WHAT YOU HAVE TO DO |
Return the listing below unchanged, minus its pictures.

SUPPLIED DATA |
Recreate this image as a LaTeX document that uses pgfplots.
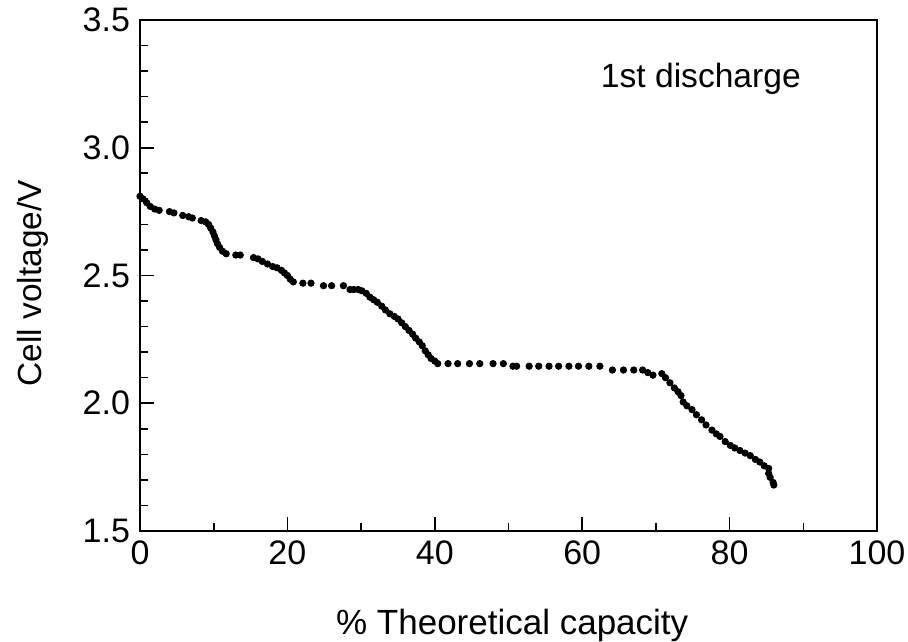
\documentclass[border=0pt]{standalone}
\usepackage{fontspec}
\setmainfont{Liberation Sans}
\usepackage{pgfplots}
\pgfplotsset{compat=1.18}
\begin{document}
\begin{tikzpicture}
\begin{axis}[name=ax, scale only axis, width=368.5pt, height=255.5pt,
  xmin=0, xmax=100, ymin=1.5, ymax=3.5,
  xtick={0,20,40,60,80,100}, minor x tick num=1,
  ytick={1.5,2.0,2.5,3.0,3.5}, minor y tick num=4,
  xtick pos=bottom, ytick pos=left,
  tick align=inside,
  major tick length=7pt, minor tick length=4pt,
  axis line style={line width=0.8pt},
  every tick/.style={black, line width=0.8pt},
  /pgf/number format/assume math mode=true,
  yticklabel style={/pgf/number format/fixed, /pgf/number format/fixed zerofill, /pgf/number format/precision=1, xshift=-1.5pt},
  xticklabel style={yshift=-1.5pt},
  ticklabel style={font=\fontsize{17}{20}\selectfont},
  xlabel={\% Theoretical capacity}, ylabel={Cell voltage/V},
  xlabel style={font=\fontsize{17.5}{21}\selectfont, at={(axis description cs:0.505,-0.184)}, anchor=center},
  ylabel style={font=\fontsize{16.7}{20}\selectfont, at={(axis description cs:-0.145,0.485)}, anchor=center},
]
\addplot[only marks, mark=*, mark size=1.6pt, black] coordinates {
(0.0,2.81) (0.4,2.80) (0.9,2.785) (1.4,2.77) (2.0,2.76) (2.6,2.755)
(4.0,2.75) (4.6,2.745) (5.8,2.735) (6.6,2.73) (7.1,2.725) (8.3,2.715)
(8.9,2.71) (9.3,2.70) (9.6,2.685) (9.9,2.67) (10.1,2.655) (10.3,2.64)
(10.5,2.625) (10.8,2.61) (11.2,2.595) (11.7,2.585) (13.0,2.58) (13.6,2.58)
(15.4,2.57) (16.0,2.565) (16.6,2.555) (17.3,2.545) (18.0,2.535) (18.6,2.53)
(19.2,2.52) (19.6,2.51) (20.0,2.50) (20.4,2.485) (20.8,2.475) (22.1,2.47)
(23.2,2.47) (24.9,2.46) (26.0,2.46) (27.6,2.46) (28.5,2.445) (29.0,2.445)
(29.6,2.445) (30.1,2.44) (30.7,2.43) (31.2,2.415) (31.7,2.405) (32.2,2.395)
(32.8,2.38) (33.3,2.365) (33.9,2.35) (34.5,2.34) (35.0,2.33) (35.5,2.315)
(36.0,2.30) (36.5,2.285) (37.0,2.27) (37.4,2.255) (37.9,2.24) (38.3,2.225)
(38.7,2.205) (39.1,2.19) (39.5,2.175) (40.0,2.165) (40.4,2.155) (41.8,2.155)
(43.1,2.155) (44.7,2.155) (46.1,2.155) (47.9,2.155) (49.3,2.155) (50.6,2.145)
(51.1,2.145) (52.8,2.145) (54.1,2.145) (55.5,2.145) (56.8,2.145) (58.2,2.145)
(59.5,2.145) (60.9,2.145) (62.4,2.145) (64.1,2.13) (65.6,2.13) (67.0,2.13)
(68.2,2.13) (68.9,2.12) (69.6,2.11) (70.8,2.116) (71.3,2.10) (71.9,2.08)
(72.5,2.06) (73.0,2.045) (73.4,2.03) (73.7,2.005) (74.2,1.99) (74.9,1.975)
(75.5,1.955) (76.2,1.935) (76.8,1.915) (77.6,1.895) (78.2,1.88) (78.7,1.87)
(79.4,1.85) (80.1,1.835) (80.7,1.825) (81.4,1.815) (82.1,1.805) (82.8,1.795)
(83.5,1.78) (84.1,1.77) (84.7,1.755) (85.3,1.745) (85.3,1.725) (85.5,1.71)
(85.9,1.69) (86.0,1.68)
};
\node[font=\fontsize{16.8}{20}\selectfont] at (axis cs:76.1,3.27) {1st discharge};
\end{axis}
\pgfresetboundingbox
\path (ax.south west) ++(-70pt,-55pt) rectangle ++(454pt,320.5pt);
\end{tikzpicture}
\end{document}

PROBLEM SOLUTION |
Recreate this image as a LaTeX document that uses pgfplots.
\documentclass[border=0pt]{standalone}
\usepackage{fontspec}
\setmainfont{Liberation Sans}
\usepackage{pgfplots}
\pgfplotsset{compat=1.18}
\begin{document}
\begin{tikzpicture}
\begin{axis}[name=ax, scale only axis, width=368.5pt, height=255.5pt,
  xmin=0, xmax=100, ymin=1.5, ymax=3.5,
  xtick={0,20,40,60,80,100}, minor x tick num=1,
  ytick={1.5,2.0,2.5,3.0,3.5}, minor y tick num=4,
  xtick pos=bottom, ytick pos=left,
  tick align=inside,
  major tick length=7pt, minor tick length=4pt,
  axis line style={line width=0.8pt},
  every tick/.style={black, line width=0.8pt},
  /pgf/number format/assume math mode=true,
  yticklabel style={/pgf/number format/fixed, /pgf/number format/fixed zerofill, /pgf/number format/precision=1, xshift=-1.5pt},
  xticklabel style={yshift=-1.5pt},
  ticklabel style={font=\fontsize{17}{20}\selectfont},
  xlabel={\% Theoretical capacity}, ylabel={Cell voltage/V},
  xlabel style={font=\fontsize{17.5}{21}\selectfont, at={(axis description cs:0.505,-0.184)}, anchor=center},
  ylabel style={font=\fontsize{16.7}{20}\selectfont, at={(axis description cs:-0.145,0.485)}, anchor=center},
]
\addplot[only marks, mark=*, mark size=1.6pt, black] coordinates {
(0.0,2.81) (0.4,2.80) (0.9,2.785) (1.4,2.77) (2.0,2.76) (2.6,2.755)
(4.0,2.75) (4.6,2.745) (5.8,2.735) (6.6,2.73) (7.1,2.725) (8.3,2.715)
(8.9,2.71) (9.3,2.70) (9.6,2.685) (9.9,2.67) (10.1,2.655) (10.3,2.64)
(10.5,2.625) (10.8,2.61) (11.2,2.595) (11.7,2.585) (13.0,2.58) (13.6,2.58)
(15.4,2.57) (16.0,2.565) (16.6,2.555) (17.3,2.545) (18.0,2.535) (18.6,2.53)
(19.2,2.52) (19.6,2.51) (20.0,2.50) (20.4,2.485) (20.8,2.475) (22.1,2.47)
(23.2,2.47) (24.9,2.46) (26.0,2.46) (27.6,2.46) (28.5,2.445) (29.0,2.445)
(29.6,2.445) (30.1,2.44) (30.7,2.43) (31.2,2.415) (31.7,2.405) (32.2,2.395)
(32.8,2.38) (33.3,2.365) (33.9,2.35) (34.5,2.34) (35.0,2.33) (35.5,2.315)
(36.0,2.30) (36.5,2.285) (37.0,2.27) (37.4,2.255) (37.9,2.24) (38.3,2.225)
(38.7,2.205) (39.1,2.19) (39.5,2.175) (40.0,2.165) (40.4,2.155) (41.8,2.155)
(43.1,2.155) (44.7,2.155) (46.1,2.155) (47.9,2.155) (49.3,2.155) (50.6,2.145)
(51.1,2.145) (52.8,2.145) (54.1,2.145) (55.5,2.145) (56.8,2.145) (58.2,2.145)
(59.5,2.145) (60.9,2.145) (62.4,2.145) (64.1,2.13) (65.6,2.13) (67.0,2.13)
(68.2,2.13) (68.9,2.12) (69.6,2.11) (70.8,2.116) (71.3,2.10) (71.9,2.08)
(72.5,2.06) (73.0,2.045) (73.4,2.03) (73.7,2.005) (74.2,1.99) (74.9,1.975)
(75.5,1.955) (76.2,1.935) (76.8,1.915) (77.6,1.895) (78.2,1.88) (78.7,1.87)
(79.4,1.85) (80.1,1.835) (80.7,1.825) (81.4,1.815) (82.1,1.805) (82.8,1.795)
(83.5,1.78) (84.1,1.77) (84.7,1.755) (85.3,1.745) (85.3,1.725) (85.5,1.71)
(85.9,1.69) (86.0,1.68)
};
\node[font=\fontsize{16.8}{20}\selectfont] at (axis cs:76.1,3.27) {1st discharge};
\end{axis}
\pgfresetboundingbox
\path (ax.south west) ++(-70pt,-55pt) rectangle ++(454pt,320.5pt);
\end{tikzpicture}
\end{document}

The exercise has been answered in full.